━━ Data to use ━━
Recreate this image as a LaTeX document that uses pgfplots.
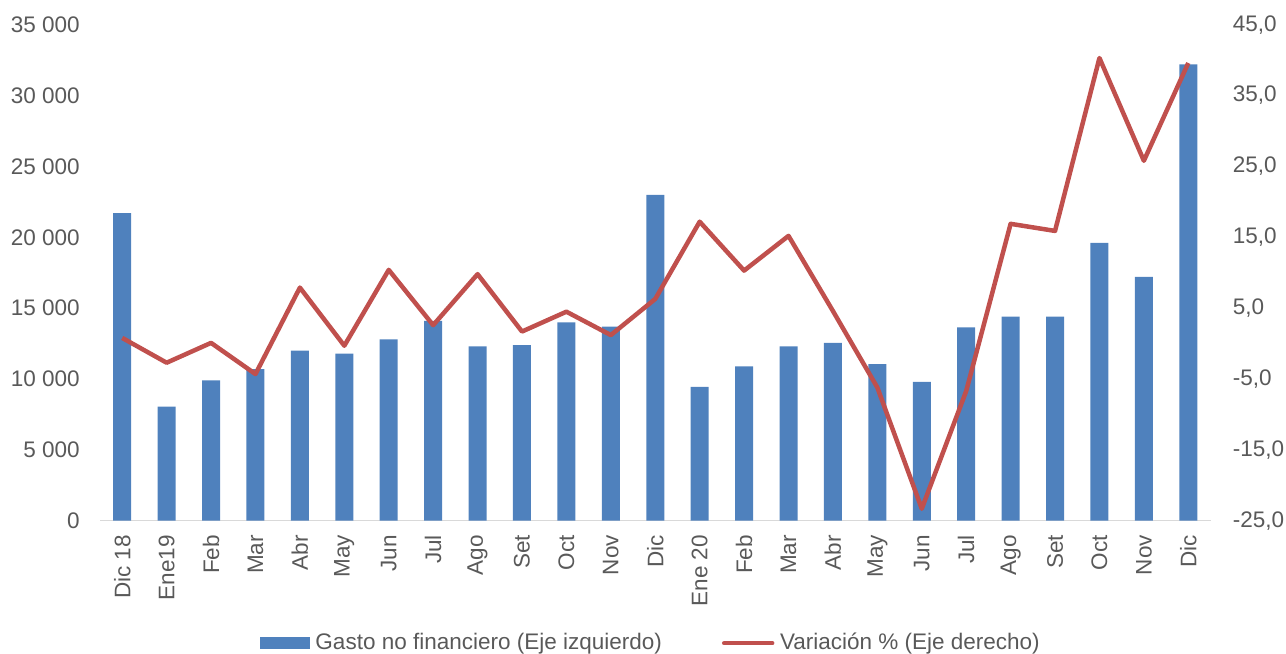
\documentclass[border=0pt]{standalone}
\usepackage{pgfplots}
\pgfplotsset{compat=1.18}
\usepackage{fontspec}
\setmainfont{Liberation Sans}
\definecolor{barblue}{HTML}{4F81BD}
\definecolor{linered}{HTML}{C0504D}
\definecolor{txtgray}{HTML}{595959}
\definecolor{axgray}{HTML}{D9D9D9}
\begin{document}
\fontsize{11.25pt}{13.5pt}\selectfont
\begin{tikzpicture}
\useasboundingbox (-50pt,-66.15pt) rectangle (592.95pt,260.35pt);
\pgfplotsset{
 common/.style={scale only axis, width=555.2pt, height=248pt,
   xmin=-0.5, xmax=24.5, at={(0,0)}, anchor=south west,
   tick style={draw=none},
   ticklabel style={font=\fontsize{11.25pt}{13.5pt}\selectfont, text=txtgray},
   /pgf/number format/assume math mode=true,
   scaled y ticks=false, clip=false},
}
\begin{axis}[common, ymin=0, ymax=35000, ytick={0,5000,...,35000},
  axis x line*=bottom, axis y line*=left,
  x axis line style={draw=axgray, line width=0.75pt},
  y axis line style={draw=none},
  /pgf/number format/1000 sep={\ },
  yticklabel style={inner sep=0pt, xshift=-10pt},
  xtick={0,...,24},
  xticklabels={Dic 18,Ene19,Feb,Mar,Abr,May,Jun,Jul,Ago,Set,Oct,Nov,Dic,Ene 20,Feb,Mar,Abr,May,Jun,Jul,Ago,Set,Oct,Nov,Dic},
  xticklabel style={rotate=90, anchor=east, inner xsep=0pt, inner ysep=0pt, xshift=-7pt},
]
\addplot[ybar, bar width=9pt, fill=barblue, draw=none] coordinates {
(0,21700) (1,8050) (2,9900) (3,10700) (4,12000) (5,11800) (6,12800) (7,14100) (8,12300) (9,12400) (10,14000) (11,13700) (12,23000)
(13,9450) (14,10900) (15,12300) (16,12550) (17,11050) (18,9800) (19,13650) (20,14400) (21,14400) (22,19600) (23,17200) (24,32200)};
\end{axis}
\begin{axis}[common, ymin=-25, ymax=45, ytick={-25,-15,...,45},
  axis y line*=right, axis x line=none, xtick=\empty,
  y axis line style={draw=none},
  /pgf/number format/.cd, fixed, fixed zerofill, precision=1, use comma, /pgfplots/.cd,
  yticklabel style={inner sep=0pt, xshift=11pt, anchor=west},
  legend columns=2,
  legend style={draw=none, fill=none, at={(0.4953,0)}, anchor=center, yshift=-61pt,
    font=\fontsize{11.25pt}{13.5pt}\selectfont, text=txtgray,
    nodes={inner xsep=0pt, inner ysep=1pt},
    /tikz/every odd column/.style={column sep=2.8pt},
    /tikz/every even column/.style={column sep=30pt}},
  legend cell align=left,
]
\addlegendimage{legend image code/.code={\fill[barblue] (0pt,-2.9pt) rectangle (24.4pt,2.6pt);}}
\addlegendentry{Gasto no financiero (Eje izquierdo)}
\addplot[linered, line width=2.25pt, line join=round, mark=none,
  legend image code/.code={\draw[linered, line width=2.25pt, line cap=round] (0pt,-0.2pt) -- (24pt,-0.2pt);}] coordinates {
(0,0.8) (1,-2.7) (2,0.1) (3,-4.3) (4,7.9) (5,-0.3) (6,10.4) (7,2.6) (8,9.8) (9,1.7) (10,4.5) (11,1.2) (12,6.3)
(13,17.2) (14,10.3) (15,15.2) (16,4.6) (17,-6.2) (18,-23.3) (19,-6.7) (20,16.9) (21,15.9) (22,40.3) (23,25.8) (24,39.6)};
\addlegendentry{Variación \% (Eje derecho)}
\end{axis}
\end{tikzpicture}
\end{document}
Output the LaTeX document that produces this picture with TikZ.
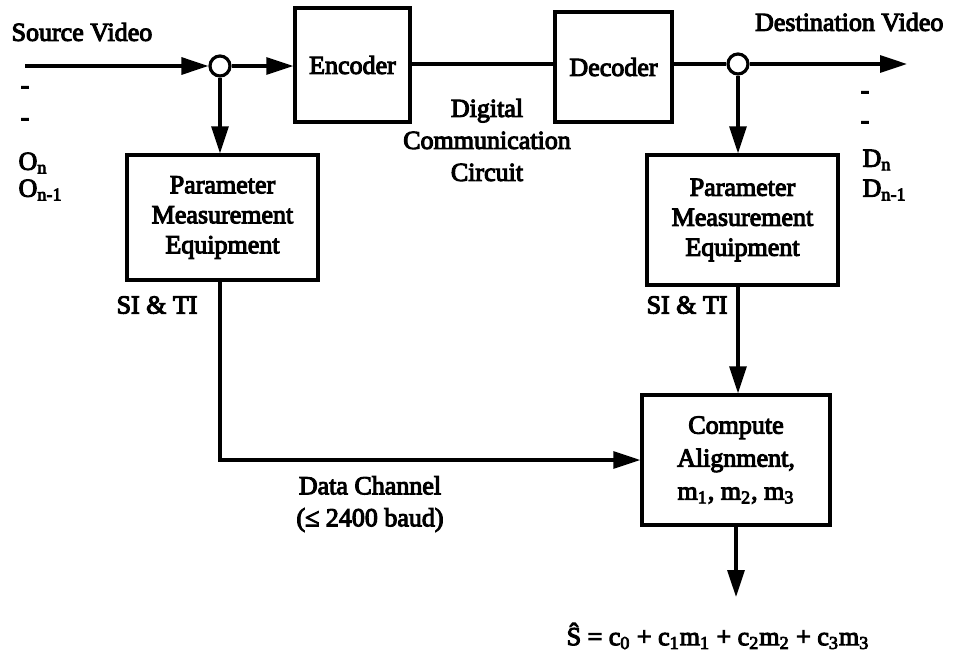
\documentclass[tikz,border=0pt]{standalone}
\usepackage{fontspec}
\setmainfont{Liberation Serif}[BoldFont={Liberation Serif}, BoldFeatures={FakeBold=4}]
\usetikzlibrary{arrows.meta}
\newcommand\dfont{\fontsize{13}{15}\selectfont\bfseries}
\begin{document}
\begin{tikzpicture}[x=0.5pt,y=-0.5pt, line width=1.6pt,
  box/.style={draw, line width=1.7pt, inner sep=0pt, align=center, font=\dfont},
  junc/.style={draw, circle, fill=white, minimum size=10pt, inner sep=0pt, line width=1.6pt},
  arr/.style={-{Triangle[length=13.5pt,width=8.5pt]}},
  lbl/.style={inner sep=0pt, font=\dfont, align=center}]
\useasboundingbox (0,0) rectangle (953,654);
% boxes
\node[box, minimum width=57.5pt, minimum height=57pt] (enc) at (352.5,65) {Encoder};
\node[box, minimum width=58.5pt, minimum height=55pt] (dec) at (613.5,67) {Decoder};
\node[box, minimum width=95.5pt, minimum height=62.5pt] (pme1) at (222.5,217.5) {Parameter\\Measurement\\Equipment};
\node[box, minimum width=95.5pt, minimum height=65pt] (pme2) at (742.5,220) {Parameter\\Measurement\\Equipment};
\node[box, minimum width=94pt, minimum height=65pt, font=\fontsize{13}{16.5}\selectfont\bfseries] (comp) at (736,460) {Compute\\Alignment,\\m\textsubscript{1}, m\textsubscript{2}, m\textsubscript{3}};
% junctions and free ends
\node[junc] (c1) at (220,66) {};
\node[junc] (c2) at (738,64) {};
\coordinate (src) at (25,66);
\coordinate (dst) at (907,64);
\coordinate (out) at (736,597);
% connectors
\draw[arr] (src) -- (c1);
\draw[arr] (c1) -- (c1 -| enc.west);
\draw (enc.east |- c2) -- (dec.west |- c2);
\draw (dec.east |- c2) -- (c2);
\draw[arr] (c2) -- (dst);
\draw[arr] (c1) -- (c1 |- pme1.north);
\draw[arr] (c2) -- (c2 |- pme2.north);
\draw[arr] (pme1.south -| c1) |- (comp.west);
\draw[arr] (pme2.south -| c2) -- (comp.north -| c2);
\draw[arr] (comp.south) -- (out);
% labels
\node[lbl, anchor=west] (srclbl) at (10,32) {Source Video};
\node[lbl, anchor=east] (dstlbl) at (945,22) {Destination Video};
\node[lbl] (ld1) at (25,90) {-};
\node[lbl] (ld2) at (25,122) {-};
\node[lbl, anchor=west] (on) at (17,163) {O\textsubscript{n}};
\node[lbl, anchor=west] (on1) at (17,190) {O\textsubscript{n-1}};
\node[lbl] (rd1) at (865,95) {-};
\node[lbl] (rd2) at (865,125) {-};
\node[lbl, anchor=west] (dn) at (861,160) {D\textsubscript{n}};
\node[lbl, anchor=west] (dn1) at (861,190) {D\textsubscript{n-1}};
\node[lbl, font=\fontsize{13}{16}\selectfont\bfseries] (dcc) at (487,140) {Digital\\Communication\\Circuit};
\node[lbl, anchor=west] (si1) at (115,305) {SI \& TI};
\node[lbl, anchor=west] (si2) at (645,305) {SI \& TI};
\node[lbl, font=\fontsize{13}{16}\selectfont\bfseries] (dch) at (370,504) {Data Channel\\(≤ 2400 baud)};
\node[lbl] (eq) at (718,636) {Ŝ = c\textsubscript{0} + c\textsubscript{1}m\textsubscript{1} + c\textsubscript{2}m\textsubscript{2} + c\textsubscript{3}m\textsubscript{3}};
\end{tikzpicture}
\end{document}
━━━
Task instructions |
Look through the lines above and collect those with the word "LaTeX".

Result of the exercise |
Recreate this image as a LaTeX document that uses pgfplots.
Output the LaTeX document that produces this picture with TikZ.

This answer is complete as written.